Omit all pictures, then retype the data exactly as given.

# # # # #

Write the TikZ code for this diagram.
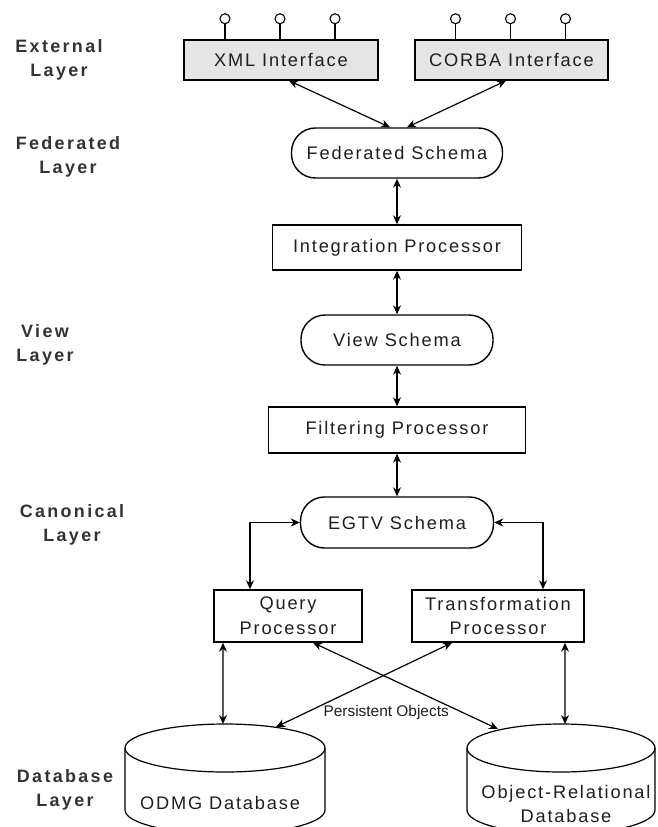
\documentclass[tikz,border=0pt]{standalone}
\usepackage{fontspec}
\setmainfont{Liberation Sans}
\newfontfamily\boxfont[LetterSpace=10]{Liberation Sans}
\newfontfamily\labfont[LetterSpace=13]{Liberation Sans}
\usetikzlibrary{arrows.meta,calc}

\begin{document}
\begin{tikzpicture}[x=1bp, y=-1bp,
  box/.style={draw=black, line width=1.4bp, rectangle, inner sep=0pt, align=center,
    font=\boxfont\fontsize{18.3}{25}\selectfont, text=black!88},
  iface/.style={box, fill=black!10},
  schema/.style={box, rounded corners=24bp},
  lay/.style={font=\labfont\bfseries\fontsize{18}{24}\selectfont, align=center, text=black!80},
  link/.style={line width=1.2bp, {Stealth[length=9bp,width=8bp]}-{Stealth[length=9bp,width=8bp]}},
  lolly/.style={circle, draw, line width=1.1bp, minimum size=10bp, inner sep=0pt, fill=white},
  cyl/.style={draw=black, line width=1.2bp},
  tag/.style={font=\fontsize{15.5}{18}\selectfont, text=black!88}]

\useasboundingbox (0,0) rectangle (658,827);
\clip (0,0) rectangle (658,827);
\fill[white] (0,0) rectangle (658,827);

% layer labels
\node[lay] (lext) at (59,60)  {External\\Layer};
\node[lay] (lfed) at (68,157) {Federated\\Layer};
\node[lay] (lview) at (45,345) {View\\Layer};
\node[lay] (lcan) at (72,525) {Canonical\\Layer};
\node[lay] (ldb) at (65,790) {Database\\Layer};

% external interfaces with their ports
\node[iface, minimum width=194bp, minimum height=40bp] (xml) at (281,60) {XML Interface};
\node[iface, minimum width=193bp, minimum height=40bp] (corba) at (511.5,60) {CORBA Interface};
\foreach \d in {-56,-1,54} {
  \draw[line width=1.1bp] ([xshift=\d bp]xml.north) -- ++(0,-15) node[lolly, anchor=south] {};
  \draw[line width=1.1bp] ([xshift=\d bp]corba.north) -- ++(0,-15) node[lolly, anchor=south] {};
}

% processing column
\node[schema, minimum width=211bp, minimum height=50bp] (fed) at (397,153) {Federated Schema};
\node[box, minimum width=249bp, minimum height=45bp] (integ) at (397,247.5) {Integration Processor};
\node[schema, minimum width=192bp, minimum height=50bp] (view) at (397,340) {View Schema};
\node[box, minimum width=257bp, minimum height=46bp] (filt) at (397,430) {Filtering Processor};
\node[schema, minimum width=193bp, minimum height=51bp] (egtv) at (397,522.5) {EGTV Schema};
\node[box, minimum width=148bp, minimum height=52bp] (query) at (288,616) {Query\\Processor};
\node[box, minimum width=172bp, minimum height=52bp] (trans) at (498,616) {Transformation\\Processor};

% databases
\draw[cyl] (225,748) ellipse [x radius=100bp, y radius=24bp];
\draw[cyl] (125,748) -- (125,810) arc[start angle=180, end angle=360, x radius=100bp, y radius=24bp] -- (325,748);
\node[box, draw=none] (odmg) at (220,803) {ODMG Database};
\draw[cyl] (561,748) ellipse [x radius=94bp, y radius=24bp];
\draw[cyl] (467,748) -- (467,810) arc[start angle=180, end angle=360, x radius=94bp, y radius=24bp] -- (655,748);
\node[box, draw=none] (orel) at (566,804) {Object-Relational\\Database};

\coordinate (odmgA) at (223,724);
\coordinate (odmgB) at (276,727);
\coordinate (orelA) at (565,724);
\coordinate (orelB) at (498,729);

% connectors
\draw[link] ([xshift=8bp]xml.south) -- ([xshift=-7bp]fed.north);
\draw[link] ([xshift=-5.5bp]corba.south) -- ([xshift=10bp]fed.north);
\draw[link] (fed.south) -- (integ.north);
\draw[link] (integ.south) -- (view.north);
\draw[link] (view.south) -- (filt.north);
\draw[link] (filt.south) -- (egtv.north);
\draw[link] (egtv.west) -| ([xshift=-38bp]query.north);
\draw[link] (egtv.east) -| ([xshift=45bp]trans.north);
\draw[link] ([xshift=-65bp]query.south) -- (odmgA);
\draw[link] ([xshift=67bp]trans.south) -- (orelA);
\draw[link] ([xshift=25bp]query.south) -- (orelB);
\draw[link] ([xshift=-46bp]trans.south) -- (odmgB);

\node[tag, anchor=west] (po) at (320,712) {Persistent Objects};
\end{tikzpicture}
\end{document}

# # # # #

RESULT OF THIS TASK:
Write the TikZ code for this diagram.
\documentclass[tikz,border=0pt]{standalone}
\usepackage{fontspec}
\setmainfont{Liberation Sans}
\newfontfamily\boxfont[LetterSpace=10]{Liberation Sans}
\newfontfamily\labfont[LetterSpace=13]{Liberation Sans}
\usetikzlibrary{arrows.meta,calc}

\begin{document}
\begin{tikzpicture}[x=1bp, y=-1bp,
  box/.style={draw=black, line width=1.4bp, rectangle, inner sep=0pt, align=center,
    font=\boxfont\fontsize{18.3}{25}\selectfont, text=black!88},
  iface/.style={box, fill=black!10},
  schema/.style={box, rounded corners=24bp},
  lay/.style={font=\labfont\bfseries\fontsize{18}{24}\selectfont, align=center, text=black!80},
  link/.style={line width=1.2bp, {Stealth[length=9bp,width=8bp]}-{Stealth[length=9bp,width=8bp]}},
  lolly/.style={circle, draw, line width=1.1bp, minimum size=10bp, inner sep=0pt, fill=white},
  cyl/.style={draw=black, line width=1.2bp},
  tag/.style={font=\fontsize{15.5}{18}\selectfont, text=black!88}]

\useasboundingbox (0,0) rectangle (658,827);
\clip (0,0) rectangle (658,827);
\fill[white] (0,0) rectangle (658,827);

% layer labels
\node[lay] (lext) at (59,60)  {External\\Layer};
\node[lay] (lfed) at (68,157) {Federated\\Layer};
\node[lay] (lview) at (45,345) {View\\Layer};
\node[lay] (lcan) at (72,525) {Canonical\\Layer};
\node[lay] (ldb) at (65,790) {Database\\Layer};

% external interfaces with their ports
\node[iface, minimum width=194bp, minimum height=40bp] (xml) at (281,60) {XML Interface};
\node[iface, minimum width=193bp, minimum height=40bp] (corba) at (511.5,60) {CORBA Interface};
\foreach \d in {-56,-1,54} {
  \draw[line width=1.1bp] ([xshift=\d bp]xml.north) -- ++(0,-15) node[lolly, anchor=south] {};
  \draw[line width=1.1bp] ([xshift=\d bp]corba.north) -- ++(0,-15) node[lolly, anchor=south] {};
}

% processing column
\node[schema, minimum width=211bp, minimum height=50bp] (fed) at (397,153) {Federated Schema};
\node[box, minimum width=249bp, minimum height=45bp] (integ) at (397,247.5) {Integration Processor};
\node[schema, minimum width=192bp, minimum height=50bp] (view) at (397,340) {View Schema};
\node[box, minimum width=257bp, minimum height=46bp] (filt) at (397,430) {Filtering Processor};
\node[schema, minimum width=193bp, minimum height=51bp] (egtv) at (397,522.5) {EGTV Schema};
\node[box, minimum width=148bp, minimum height=52bp] (query) at (288,616) {Query\\Processor};
\node[box, minimum width=172bp, minimum height=52bp] (trans) at (498,616) {Transformation\\Processor};

% databases
\draw[cyl] (225,748) ellipse [x radius=100bp, y radius=24bp];
\draw[cyl] (125,748) -- (125,810) arc[start angle=180, end angle=360, x radius=100bp, y radius=24bp] -- (325,748);
\node[box, draw=none] (odmg) at (220,803) {ODMG Database};
\draw[cyl] (561,748) ellipse [x radius=94bp, y radius=24bp];
\draw[cyl] (467,748) -- (467,810) arc[start angle=180, end angle=360, x radius=94bp, y radius=24bp] -- (655,748);
\node[box, draw=none] (orel) at (566,804) {Object-Relational\\Database};

\coordinate (odmgA) at (223,724);
\coordinate (odmgB) at (276,727);
\coordinate (orelA) at (565,724);
\coordinate (orelB) at (498,729);

% connectors
\draw[link] ([xshift=8bp]xml.south) -- ([xshift=-7bp]fed.north);
\draw[link] ([xshift=-5.5bp]corba.south) -- ([xshift=10bp]fed.north);
\draw[link] (fed.south) -- (integ.north);
\draw[link] (integ.south) -- (view.north);
\draw[link] (view.south) -- (filt.north);
\draw[link] (filt.south) -- (egtv.north);
\draw[link] (egtv.west) -| ([xshift=-38bp]query.north);
\draw[link] (egtv.east) -| ([xshift=45bp]trans.north);
\draw[link] ([xshift=-65bp]query.south) -- (odmgA);
\draw[link] ([xshift=67bp]trans.south) -- (orelA);
\draw[link] ([xshift=25bp]query.south) -- (orelB);
\draw[link] ([xshift=-46bp]trans.south) -- (odmgB);

\node[tag, anchor=west] (po) at (320,712) {Persistent Objects};
\end{tikzpicture}
\end{document}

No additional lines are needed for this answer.